To cancel from the client side: handle.Cancel(ctx, "reason").
For activities to know about cancellation, the activity body should respect ctx.Done() on its context.Context — that’s the standard Go cancellation channel, propagated through.
What happens on worker crash
If the worker crashes mid-task, the runtime service notices via heartbeat-loss and redelivers the task to another worker. Replay does the rest: the new worker runs your body from the top, sees the same history, and continues from where the previous worker left off.
This is why workflow bodies must be idempotent under re-invocation. If your body has a side effect outside of ctx.ExecuteActivity (e.g. directly hitting a database from the workflow body), it will run again on every redelivery.
Querying state
Workflow bodies can register read-only query handlers:
ctx.SetQueryHandler("status", func(args []any) (any, error) {
return currentStatus, nil
})
Queries don’t trigger any commands — they read in-memory state during replay. The runtime service routes a query:<name> task to the worker, which replays the workflow up to the registration point and invokes the handler.

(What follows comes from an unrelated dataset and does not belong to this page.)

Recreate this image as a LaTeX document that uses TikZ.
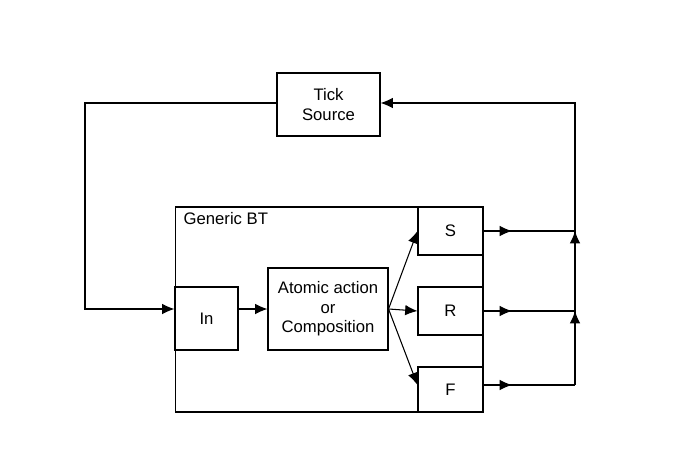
\documentclass[tikz,border=0pt]{standalone}
\usepackage{fontspec}
\setmainfont{Liberation Sans}
\usetikzlibrary{arrows.meta}
\begin{document}
\begin{tikzpicture}[x=0.02cm,y=-0.02cm,font=\fontsize{9.5}{11}\selectfont]
    % Define styles for boxes and arrows
    \tikzset{block/.style={draw=black, semithick, fill=white, inner sep=0pt, align=center}}
    \tikzset{arrow/.style={semithick,-{Latex[length=7pt,width=6pt]}}}
    \tikzset{line/.style={semithick}}
    \useasboundingbox (0,0) rectangle (696,456);

    \node (tick) [block, minimum width=2.06cm, minimum height=1.26cm] at (328.5,104.5) {Tick\\Source};
    \node (bt) [block, minimum width=6.16cm, minimum height=4.1cm, label={[anchor=north west, inner xsep=5pt, inner ysep=3pt]north west:Generic BT}] at (329,309.5) {};
    \node (in) [block, minimum width=1.26cm, minimum height=1.26cm] at (206.5,318.5) {In};
    \node (atom) [block, minimum width=2.4cm, minimum height=1.64cm] at (328,309) {Atomic action\\or\\Composition};
    \node (s) [block, minimum width=1.3cm, minimum height=0.96cm] at (450.5,231) {S};
    \node (r) [block, minimum width=1.3cm, minimum height=0.96cm] at (450.5,311) {R};
    \node (f) [block, minimum width=1.3cm, minimum height=0.9cm] at (450.5,389.5) {F};

    \coordinate (sm) at (512,231);
    \coordinate (rm) at (512,311);
    \coordinate (fm) at (512,385);
    \coordinate (top) at (575,103);
    \coordinate (sj) at (575,231);
    \coordinate (rj) at (575,311);
    \coordinate (fj) at (575,385);
    \coordinate (left) at (85,103);

    % Arrows
    \draw [line] (s.east |- sm) -- (sj);
    \draw [line] (r.east) -- (rj);
    \draw [line] (f.east |- fm) -- (fj);
    \draw [line] (fj) -- (sj);
    \draw [arrow] (in.east |- atom) -- (atom.west);
    \draw [arrow] (atom.east) -- (s.west);
    \draw [arrow] (atom.east) -- (r.west);
    \draw [arrow] (atom.east) -- (f.west |- fm);
    \draw [arrow] (s.east |- sm) -- (sm);
    \draw [arrow] (r.east) -- (rm);
    \draw [arrow] (f.east |- fm) -- (fm);
    \draw [arrow] (fj) -- (rj);
    \draw [arrow] (rj) -- (sj);
    \draw [arrow] (sj) -- (top) -- (tick.east |- top);
    \draw [arrow] (tick.west |- left) -- (left) |- (in.west |- atom);
\end{tikzpicture}
\end{document}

Query / update task dispatch isn’t yet wired through
Workerin this SDK version. The handlers register fine but executing them requires a workflow runtime that keeps state across queries — that’s on the roadmap. For now, query/update task types surface as unsupported inWorker.dispatch.
Updates
Updates are like signals but synchronous from the client’s perspective. The client blocks until the update handler returns; the handler may schedule commands. Like queries, registration works in this SDK but dispatch is gated behind the same future Worker capability.